++++ DATA TO PROCESS ++++

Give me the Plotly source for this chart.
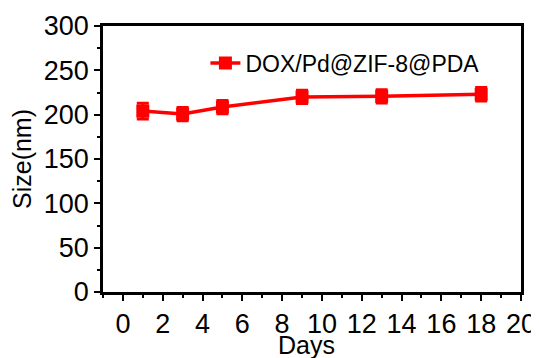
import plotly.graph_objects as go

days = [1, 3, 5, 9, 13, 18]
size_nm = [204, 200.7, 208.6, 220, 220.7, 223]
size_err = [9, 7.5, 7.5, 7.5, 7.5, 7.5]
series_name = "DOX/Pd@ZIF-8@PDA"
x_ticks = [0, 2, 4, 6, 8, 10, 12, 14, 16, 18, 20]
y_ticks = [0, 50, 100, 150, 200, 250, 300]

FONT = "Liberation Sans, Arial, sans-serif"

fig = go.Figure()
fig.add_trace(go.Scatter(
    x=days, y=size_nm, name=series_name, mode="lines+markers",
    line=dict(color="#ff0000", width=3.5),
    marker=dict(symbol="square", size=13, color="#ff0000"),
    error_y=dict(type="data", array=size_err, color="#ff0000", thickness=3, width=6),
))

axis_common = dict(
    showline=True, linecolor="black", linewidth=2.5, mirror=True,
    ticks="outside", ticklen=6, tickwidth=2, tickcolor="black",
    showgrid=False, zeroline=False, automargin=False,
    tickfont=dict(family=FONT, size=27, color="black"),
)

fig.update_xaxes(
    range=[-1, 20], tickvals=x_ticks,
    minor=dict(dtick=1, tick0=-1, ticks="outside", ticklen=3, tickwidth=2, tickcolor="black"),
    **axis_common,
)
fig.update_yaxes(
    range=[0, 300], tickvals=y_ticks,
    minor=dict(dtick=25, tick0=0, ticks="outside", ticklen=3, tickwidth=2, tickcolor="black"),
    title=dict(text="Size(nm)", font=dict(family=FONT, size=25, color="black"), standoff=6),
    **axis_common,
)

fig.add_annotation(
    text="Days", xref="paper", yref="paper", x=0.488, y=0,
    xanchor="center", yanchor="top", yshift=-37, showarrow=False,
    font=dict(family=FONT, size=25, color="black"),
)

# page body has an 8px margin, so figure is offset by (8, 8) in the window
fig.update_layout(
    width=531, height=350,
    margin=dict(l=95, r=18, t=18, b=66),
    plot_bgcolor="white", paper_bgcolor="white",
    showlegend=True,
    legend=dict(x=0.245, y=0.861, xanchor="left", yanchor="middle",
                bgcolor="rgba(0,0,0,0)",
                font=dict(family=FONT, size=23, color="black")),
)

fig.write_html("out.html")
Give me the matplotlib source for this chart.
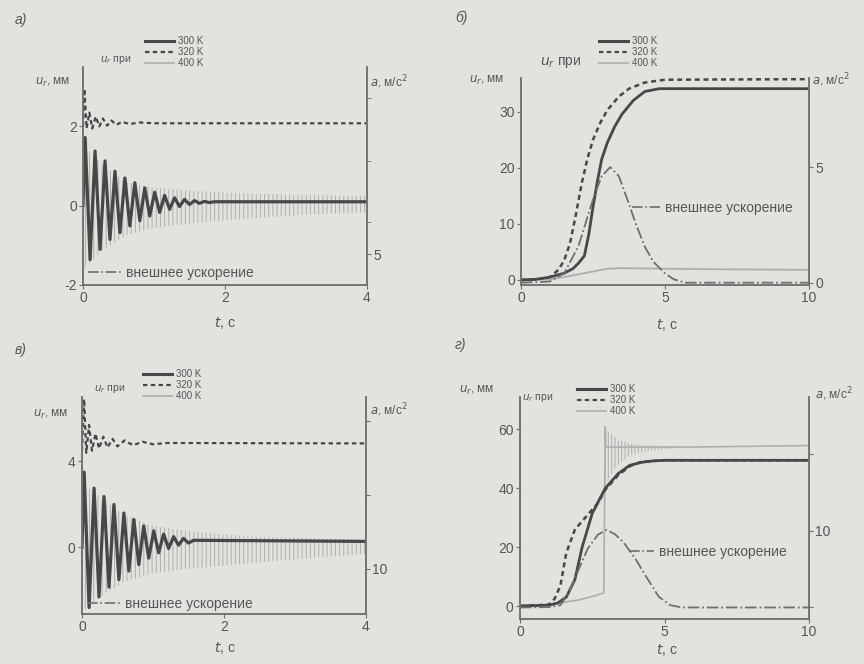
import numpy as np
import matplotlib.pyplot as plt
from matplotlib.lines import Line2D

plt.rcParams['font.family'] = ['Liberation Sans', 'DejaVu Sans']
plt.rcParams['hatch.linewidth'] = 0.7
plt.rcParams['axes.unicode_minus'] = False

bg = '#e2e2df'
dark = '#474747'
mid = '#6e6e6e'
light = '#aeaeae'
txt = '#555555'

# ---- panel a (а) ----
a_t300 = [0.0, 0.03, 0.10, 0.17, 0.24, 0.31, 0.38, 0.45, 0.52, 0.59, 0.66, 0.73, 0.80, 0.87, 0.94,
          1.01, 1.08, 1.15, 1.22, 1.29, 1.36, 1.43, 1.50, 1.57, 1.64, 1.71, 1.78, 1.85, 4.0]
a_u300 = [0, 1.72, -1.36, 1.38, -1.1, 1.13, -0.85, 0.87, -0.68, 0.70, -0.51, 0.58, -0.38, 0.45, -0.26,
          0.34, -0.17, 0.26, -0.09, 0.2, -0.02, 0.16, 0.03, 0.13, 0.06, 0.11, 0.08, 0.1, 0.1]
a_t320 = [0.0, 0.02, 0.05, 0.09, 0.13, 0.18, 0.23, 0.28, 0.34, 0.40, 0.47, 0.55, 0.65, 0.80, 1.0, 4.0]
a_u320 = [2.0, 2.95, 1.95, 2.35, 1.95, 2.25, 2.0, 2.2, 2.02, 2.15, 2.04, 2.12, 2.06, 2.1, 2.08, 2.08]
a_t400 = [0, 0.3, 0.6, 1.0, 1.5, 2.0, 2.5, 3.0, 3.5, 4.0]
a_hi400 = [1.5, 1.0, 0.6, 0.45, 0.38, 0.33, 0.3, 0.28, 0.26, 0.24]
a_lo400 = [-1.6, -1.1, -0.75, -0.55, -0.45, -0.37, -0.3, -0.24, -0.2, -0.17]

# ---- panel б ----
b_t300 = [0, 0.5, 1.0, 1.5, 1.8, 2.0, 2.2, 2.35, 2.5, 2.65, 2.8, 3.0, 3.25, 3.5, 3.9, 4.3, 4.8, 10]
b_u300 = [0, 0.1, 0.5, 1.2, 2.0, 3.0, 4.3, 8, 13, 17.5, 21.5, 24.5, 27.3, 29.5, 32, 33.6, 34.1, 34.1]
b_t320 = [0, 0.5, 1.0, 1.3, 1.5, 1.7, 1.9, 2.1, 2.3, 2.5, 2.75, 3.0, 3.4, 3.75, 4.3, 5.0, 10]
b_u320 = [0, 0.1, 0.5, 1.8, 3.5, 6.5, 11.5, 17, 21.5, 25, 28, 30.3, 32.7, 34.1, 35.2, 35.7, 35.8]
b_t400 = [0, 1.0, 1.6, 2.3, 3.0, 3.5, 5.0, 7.0, 10]
b_u400 = [0, 0.1, 0.6, 1.3, 2.0, 2.1, 2.0, 1.9, 1.8]
b_tacc = [0, 1.0, 1.5, 2.0, 2.5, 2.8, 3.1, 3.4, 3.75, 4.0, 4.3, 4.6, 5.0, 5.3, 5.7, 10]
b_acc = [0, 0.05, 0.4, 1.6, 3.6, 4.6, 5.0, 4.6, 3.4, 2.5, 1.55, 0.9, 0.4, 0.15, 0, 0]

# ---- panel в ----
c_t300 = [0.0, 0.03, 0.10, 0.17, 0.24, 0.31, 0.38, 0.45, 0.52, 0.59, 0.66, 0.73, 0.80, 0.87, 0.94,
          1.01, 1.08, 1.15, 1.22, 1.29, 1.36, 1.43, 1.50, 1.57, 4.0]
c_u300 = [0, 3.5, -2.8, 2.76, -2.3, 2.37, -1.85, 2.0, -1.5, 1.6, -1.1, 1.3, -0.8, 1.0, -0.5,
          0.77, -0.25, 0.62, -0.05, 0.5, 0.1, 0.42, 0.2, 0.33, 0.28]
c_t320 = [0.0, 0.03, 0.06, 0.10, 0.14, 0.19, 0.24, 0.30, 0.36, 0.43, 0.50, 0.60, 0.72, 0.85, 1.0, 1.2, 4.0]
c_u320 = [4.5, 6.9, 4.4, 5.7, 4.5, 5.3, 4.6, 5.15, 4.65, 5.05, 4.7, 4.98, 4.75, 4.92, 4.8, 4.86, 4.84]
c_t400 = [0, 0.3, 0.6, 1.0, 1.5, 2.0, 2.5, 3.0, 3.5, 4.0]
c_hi400 = [3.0, 2.2, 1.5, 1.0, 0.75, 0.6, 0.5, 0.45, 0.4, 0.35]
c_lo400 = [-3.0, -2.2, -1.6, -1.2, -1.0, -0.85, -0.7, -0.55, -0.42, -0.3]

# ---- panel г ----
d_t300 = [0, 1.0, 1.3, 1.6, 1.9, 2.15, 2.5, 2.95, 3.4, 3.8, 4.2, 4.6, 5.0, 10]
d_u300 = [0, 0.3, 1.0, 3, 9, 20, 31.5, 40, 45, 47.8, 48.8, 49.3, 49.5, 49.5]
d_t320 = [0, 1.0, 1.2, 1.4, 1.6, 1.9, 2.3, 2.7, 2.95, 3.4, 3.8, 4.2, 5.0, 10]
d_u320 = [0, 0.5, 2.5, 7, 18, 26, 30.5, 35, 39.5, 44.5, 47.5, 49, 49.5, 49.5]
d_t400 = [0, 1.0, 2.0, 2.6, 2.9, 2.95, 2.97, 6.0, 10]
d_u400 = [0, 0.5, 2.0, 3.5, 4.5, 61, 54, 54, 54.5]
d_tenv = [2.95, 3.0, 3.2, 3.4, 3.8, 4.4, 5.0, 5.5, 6.0]
d_hi400 = [61, 60, 58, 56.5, 55.2, 54.6, 54.3, 54.1, 54]
d_lo400 = [40, 42, 45.5, 48, 51.3, 52.6, 53.3, 53.7, 54]
d_tacc = [0, 1.0, 1.4, 1.7, 2.0, 2.35, 2.7, 3.0, 3.3, 3.6, 4.0, 4.4, 4.8, 5.2, 5.6, 10]
d_acc = [0, 0.05, 0.3, 2.0, 4.7, 7.7, 9.5, 10.1, 9.5, 8.4, 6.3, 3.8, 1.4, 0.3, 0, 0]


def fx(x, y):
    return x / 864, 1 - y / 664


def make_axes(box, xlim, ylim, xt, yt, ylim2, yt2, ylab2):
    ax = fig.add_axes(box)
    ax.set_facecolor('none')
    ax2 = ax.twinx()
    for a in (ax, ax2):
        a.spines['top'].set_visible(False)
        for s in ('left', 'right', 'bottom'):
            a.spines[s].set_color('#707070')
            a.spines[s].set_linewidth(1.1)
        a.tick_params(colors='#707070', labelcolor=txt, labelsize=10, length=3, width=0.8, pad=1.5)
    ax.set_xlim(xlim)
    ax.set_ylim(ylim)
    ax.set_xticks(xt)
    ax.set_yticks(yt)
    ax2.set_ylim(ylim2)
    ax2.set_yticks(yt2)
    ax2.set_yticklabels(ylab2)
    return ax, ax2


def temp_legend(ax, x, y, size=7):
    hs = [Line2D([], [], color=dark, lw=2.2),
          Line2D([], [], color=dark, lw=1.6, ls=(0, (2, 1.5))),
          Line2D([], [], color=light, lw=1.2)]
    leg = ax.legend(hs, ['300 K', '320 K', '400 K'], loc='upper left', bbox_to_anchor=fx(x, y),
                    bbox_transform=fig.transFigure, frameon=False, fontsize=size, handlelength=3.0,
                    handletextpad=0.4, labelspacing=0.12, borderpad=0, borderaxespad=0,
                    labelcolor=txt)
    return leg


def acc_legend(ax, x, y, hl=2.4):
    h = [Line2D([], [], color=mid, lw=1.2, ls='-.')]
    ax.legend(h, ['внешнее ускорение'], loc='center left', bbox_to_anchor=fx(x, y),
              bbox_transform=fig.transFigure, frameon=False, fontsize=10, handlelength=hl,
              handletextpad=0.35, borderpad=0, borderaxespad=0, labelcolor=txt)


def labels(xl, yl, xr, yr, xt, yt, xu, yu, usize):
    fig.text(*fx(xl, yl), r'$u_r$, мм', fontsize=8.5, color=txt, va='center')
    fig.text(*fx(xr, yr), r'$a$, м/с$^2$', fontsize=8.5, color=txt, va='center')
    fig.text(*fx(xt, yt), r'$t$, с', fontsize=10, color=txt, ha='center', va='center')
    fig.text(*fx(xu, yu), r'$u_r$ при', fontsize=usize, color=txt, va='center')


fig = plt.figure(figsize=(8.64, 6.64), dpi=100, facecolor=bg)

# а)
ax, ax2 = make_axes([83 / 864, 0.5708, 0.3287, 0.3283], (0, 4), (-2, 3.5), [0, 2, 4], [-2, 0, 2],
                    (4.3, 9.3), [5], ['5'])
ax2.set_yticks([5.75, 7.15, 8.6], minor=True)
ax2.tick_params(which='minor', length=3, color='#707070')
ax.fill_between(a_t400, a_lo400, a_hi400, facecolor='none', edgecolor=light, hatch='||||', lw=0)
ax.plot(a_t300, a_u300, color=dark, lw=2.3)
ax.plot(a_t320, a_u320, color=dark, lw=1.6, ls=(0, (2, 1.5)))
temp_legend(ax, 145, 36)
acc_legend(ax2, 88, 273)
labels(35, 82, 370, 82, 225, 323, 100, 60, 7.5)

# б)
ax, ax2 = make_axes([521 / 864, 0.5708, 0.3333, 0.3117], (0, 10), (-0.9, 36), [0, 5, 10], [0, 10, 20, 30],
                    (-0.1, 8.85), [0, 5], ['0', '5'])
ax.plot(b_t400, b_u400, color=light, lw=1.3)
ax.plot(b_t300, b_u300, color=dark, lw=2.0)
ax.plot(b_t320, b_u320, color=dark, lw=1.8, ls=(0, (2, 1.5)))
ax2.plot(b_tacc, b_acc, color=mid, lw=1.3, ls='-.')
temp_legend(ax, 599, 36)
acc_legend(ax2, 632, 208, 2.0)
labels(469, 80, 812, 80, 667, 325, 540, 62, 10)

# в)
ax, ax2 = make_axes([82 / 864, 1 - 614 / 664, 0.3287, 217 / 664], (0, 4), (-3.1, 7.0), [0, 2, 4], [0, 4],
                    (6.93, 21.6), [10, 15, 20], ['10', '', ''])
ax.fill_between(c_t400, c_lo400, c_hi400, facecolor='none', edgecolor=light, hatch='||||', lw=0)
ax.plot(c_t300, c_u300, color=dark, lw=2.3)
ax.plot(c_t320, c_u320, color=dark, lw=1.6, ls=(0, (2, 1.5)))
temp_legend(ax, 143, 369)
acc_legend(ax2, 87, 604)
labels(33, 414, 370, 410, 225, 648, 94, 389, 7.5)

# г)
ax, ax2 = make_axes([520 / 864, 1 - 619 / 664, 0.3345, 222 / 664], (0, 10), (-4.4, 71), [0, 5, 10],
                    [0, 20, 40, 60], (-1.5, 27.4), [0, 10, 20], ['', '10', ''])
ax.fill_between(d_tenv, d_lo400, d_hi400, facecolor='none', edgecolor=light, hatch='|||||', lw=0)
ax.plot(d_t400, d_u400, color=light, lw=1.2)
ax.plot(d_t300, d_u300, color=dark, lw=2.0)
ax.plot(d_t320, d_u320, color=dark, lw=1.8, ls=(0, (2, 1.5)))
ax2.plot(d_tacc, d_acc, color=mid, lw=1.3, ls='-.')
temp_legend(ax, 577, 384)
acc_legend(ax2, 629, 552, 1.8)
labels(459, 390, 815, 394, 667, 650, 522, 398, 7.5)

for s, x, y in [('а)', 15, 20), ('б)', 455, 18), ('в)', 15, 350), ('г)', 455, 345)]:
    fig.text(*fx(x, y), s, fontsize=10, style='italic', color=txt, va='center')

fig.savefig('out.png', dpi=100, facecolor=bg)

++++

* _DIRECTIVE_
Copy exactly the material above from the line with "Give me the matplotlib source for this chart." to the line with "txt = '#555555'", ends included, and nothing else. Leave out any picture.

* _REPLY TO THE TASK_
Give me the matplotlib source for this chart.
import numpy as np
import matplotlib.pyplot as plt
from matplotlib.lines import Line2D

plt.rcParams['font.family'] = ['Liberation Sans', 'DejaVu Sans']
plt.rcParams['hatch.linewidth'] = 0.7
plt.rcParams['axes.unicode_minus'] = False

bg = '#e2e2df'
dark = '#474747'
mid = '#6e6e6e'
light = '#aeaeae'
txt = '#555555'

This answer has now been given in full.